Use Feedback-Driven Batching

Feedback-driven batching is useful when the database can report its own load.

The server can monitor its internal queue and tell the client to send more or less data. This closes the loop between producer and sink capacity.

This pattern is better than fixed client-side tuning when server load changes over time.

Bound In-Flight Work

Always limit how much work can be in progress.

In-flight work includes queued documents, chunks waiting for embeddings, pending import batches, unresolved retries, and active search requests.

Bounded work prevents memory blowups and makes overload visible.

Apply Tenant Quotas

In multi-tenant systems, rate limits should often be tenant-aware.

One tenant should not be able to consume all embedding, indexing, or search capacity. Per-tenant quotas protect fairness and make noisy-neighbor problems easier to debug.

Quotas can apply to writes, searches, concurrent requests, or daily volume.

Protect Search p99 Latency

Search rate limits are often about latency, not total failure.

If query volume rises, p99 latency may degrade before the system returns errors.

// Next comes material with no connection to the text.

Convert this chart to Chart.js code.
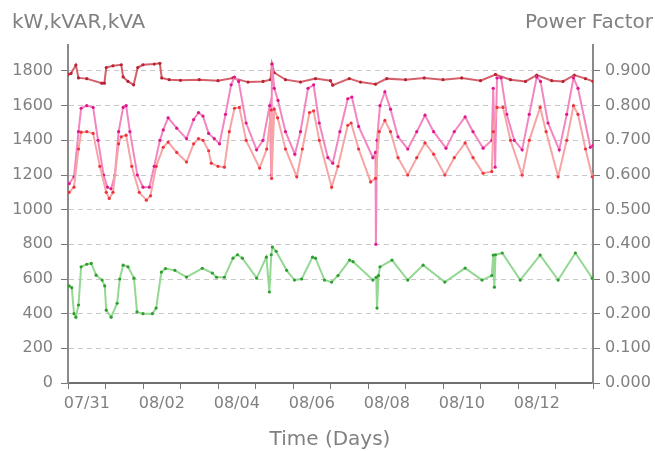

Rate limiting should begin before users see severe tail latency.

Use p95 and p99 latency as signals for throttling query traffic.

Use Load Shedding

Load shedding rejects or defers non-critical work when the system is under pressure.

Examples include dropping low-priority autocomplete requests, delaying background backfills, skipping reranking for non-critical queries, or rejecting excess tenant traffic with a clear error.

Controlled rejection is better than universal slowdown.

Prioritize Live Queries Over Backfills

Background ingestion and re-embedding jobs should not starve live search traffic.

Give backfills a lower priority, lower concurrency, or a pause condition tied to live p99 latency.

This keeps maintenance work from becoming a user-facing incident.

Handle 429 Responses Correctly

When a service returns HTTP 429:

read any retry-after guidance
pause before retrying
reduce concurrency or send rate
avoid immediate retry loops
record the limited endpoint and tenant
surface repeated failures after retry budget is exhausted

Use Circuit Breakers

A circuit breaker temporarily stops calls to a failing or rate-limited dependency.

This protects the dependency and prevents worker pools from filling with doomed requests.

After a cooldown, the pipeline can probe the dependency with limited traffic before reopening fully.

Design User-Facing Responses

Rate-limited search APIs should return clear responses.

For synchronous user requests, return a useful error, retry-after hint, or degraded fallback. For asynchronous jobs, enqueue safely and expose status.

Do not let callers wait indefinitely without feedback.

Monitor the Right Metrics

Track:

429 rate by dependency
timeout rate
retry count and retry delay
queue length by stage
in-flight requests and objects
batch duration
objects indexed per second
queries per second
p95 and p99 latency
tenant-level usage
dead-letter queue count

Common Mistakes

Common mistakes include:

retrying 429 responses immediately
using unlimited worker concurrency
increasing batch size when the database is already overloaded
letting backfills compete equally with live queries
using one global quota when tenant-level limits are needed
ignoring tokens-per-minute limits for embedding APIs
hiding failed items instead of sending them to a dead-letter queue
measuring average latency while p99 is failing

Practical Handling Workflow

A practical workflow is:

Identify which sink is rate-limited.
Read the limit type: requests, tokens, objects, concurrency, or QPS.
Reduce in-flight work at the producer.
Add exponential backoff with jitter.
Set retry budgets and dead-letter handling.
Use rate-limited batching for known external limits.
Use feedback-driven batching for database ingestion pressure.
Protect live query p99 latency with priorities and load shedding.
Monitor queue length, error rate, and tenant usage continuously.

Summary

Handling vector search rate limits is about controlling flow through the whole retrieval and ingestion system.

Good systems identify the constrained sink, bound concurrency, respect external limits, use backoff and retry budgets, apply tenant quotas, and protect live p99 latency.

The goal is not to push maximum traffic at all times. The goal is sustainable throughput without overload, retry storms, or quality-impacting latency spikes.